Release date: December 19, 2012
Director: Michael Haneke
Screenplay by: Michael Haneke
Cast: Emmanuelle Riva, Jean-Louis Trintignant, Isabelle Huppert
The name Michael Haneke has become practically synonymous with suffering. The Austrian filmmaker and the bleak reality of his films has been a topic often discussed in the film world. Now, with Amour scoring him five Academy Award nominations including Director and Picture, he’s become the talk of the town in Hollywood.
Amour focuses on Georges (Trintignant) and Anne (Riva), a couple of retired music teachers in their eighties. When Anne suffers a stroke, the couple tries to return to a somewhat normal life, but find themselves having more trouble dealing with it than expected.
While Amour could be considering Haneke’s most emotional film yet, nothing about the film actually makes you want to care. That touch of sentimentality that you’d normally get with a story like this is missing here, and it almost makes it a chore to watch. It’s not that one should be expecting the tale of this elderly couple to be as captivating as something like the disturbing Funny Games, but there needed to be some sort of motivation aside from the fact that they’re old and sad. Sadness for the sake of sadness isn’t that great a reason to spend two hours watching a film.
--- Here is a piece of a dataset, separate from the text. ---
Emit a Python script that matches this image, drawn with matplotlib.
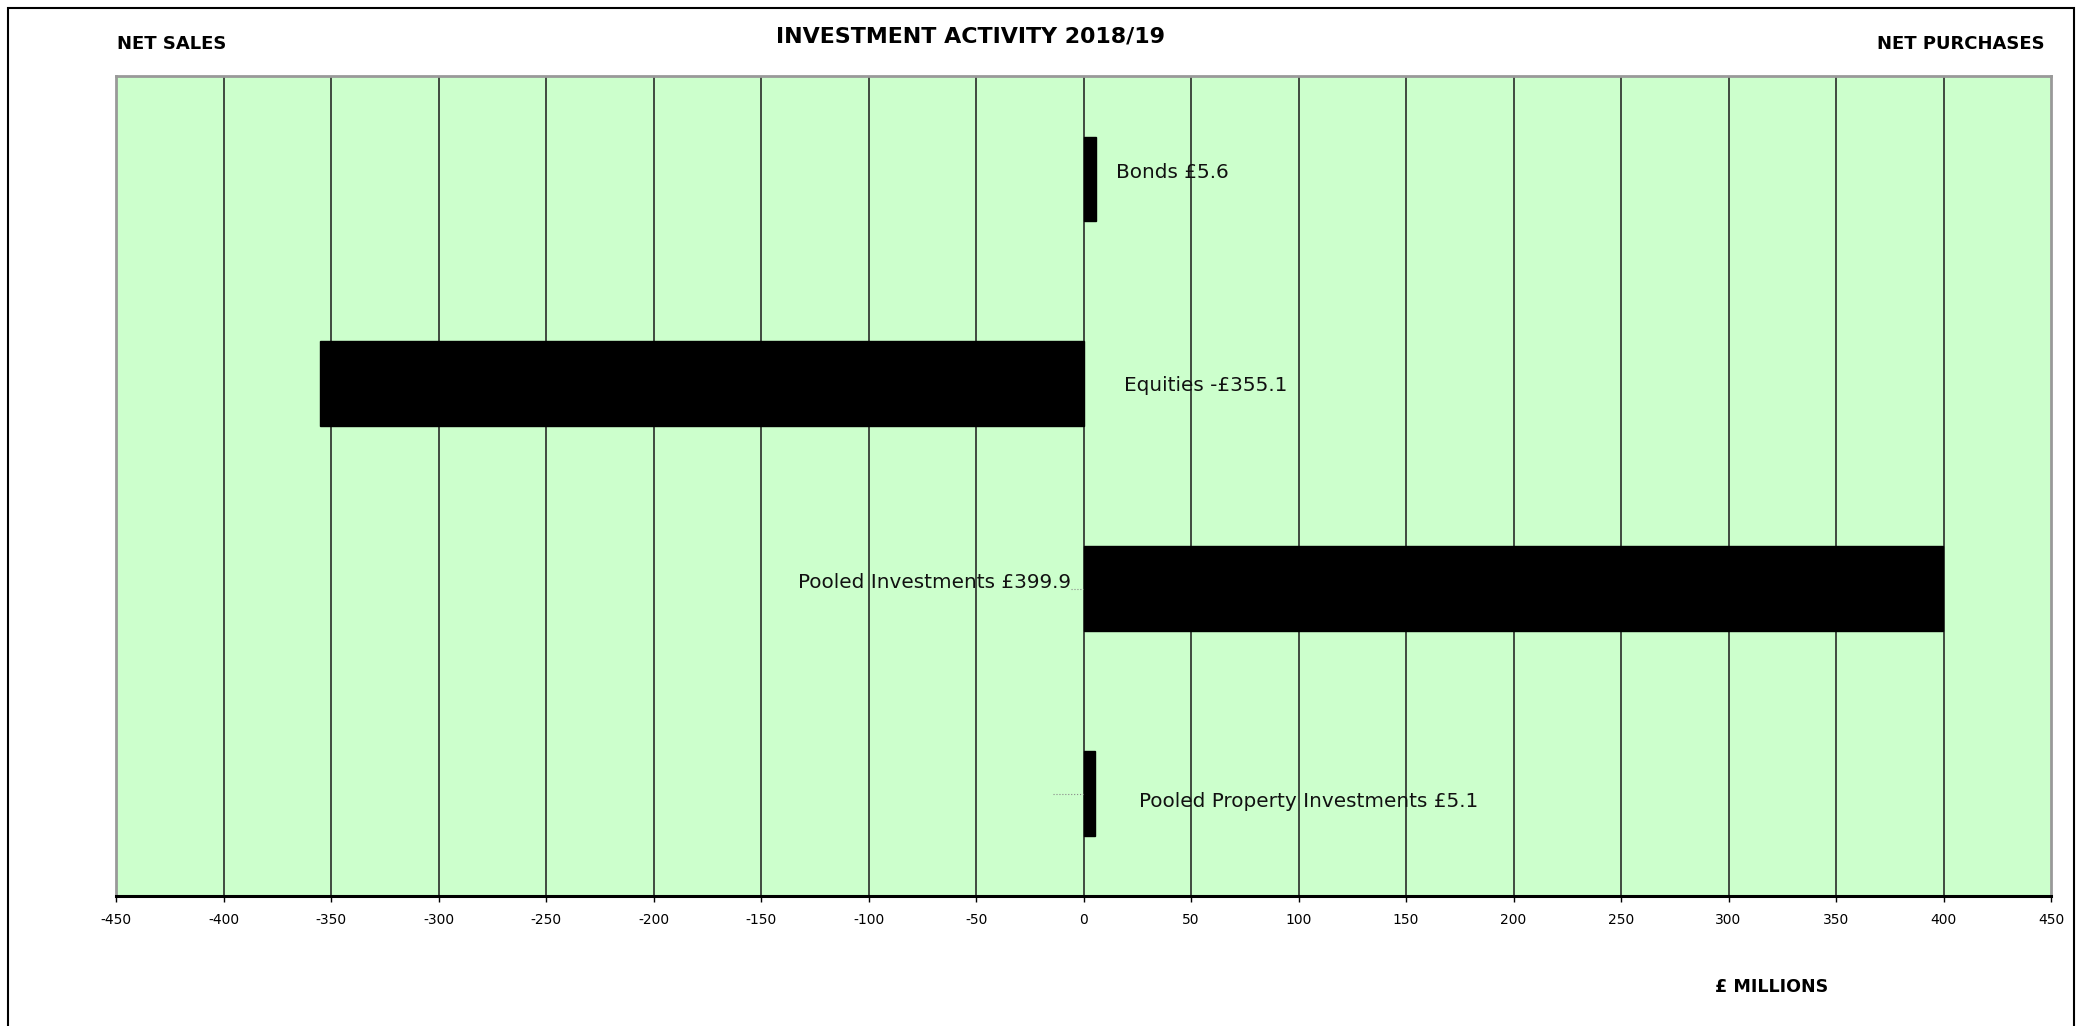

For something that should be immensely character based, the script is as procedural as can be. There is no arguing that Haneke has always kept his audience at a distance throughout his oeuvre, but this is a story that demands a tenderness that doesn’t exist.
Keeping Amour tightly concealed within the couple’s apartment for most of the film was a nice touch that enhances the symbolism of feeling trapped decently, but not all the symbolism in the film works in its benefit. A certain metaphor with a pigeon that flies into their apartment is heavy-handed, dragging on when one just wants it to end, which is exactly what Haneke wants you to think while watching.
The only solace we find in the cold world that Haneke has created in Amour are two amazing performances from the film’s leads. Riva and Trintignant are stellar, and there is nothing about their performances that doesn’t seem wholeheartedly honest. Where the emotion is missing in the script, we have their impressive work to fill the gaps.
While the Amour does have its issues, there’s nothing genuinely bad about Michael Haneke’s work here. There is no doubt that many have and will find themselves head over heels for it, but the reality is that it’s far from Haneke’s best films. Those unfamiliar with his work would do better to experience films like The Piano Teacher and The White Ribbon instead.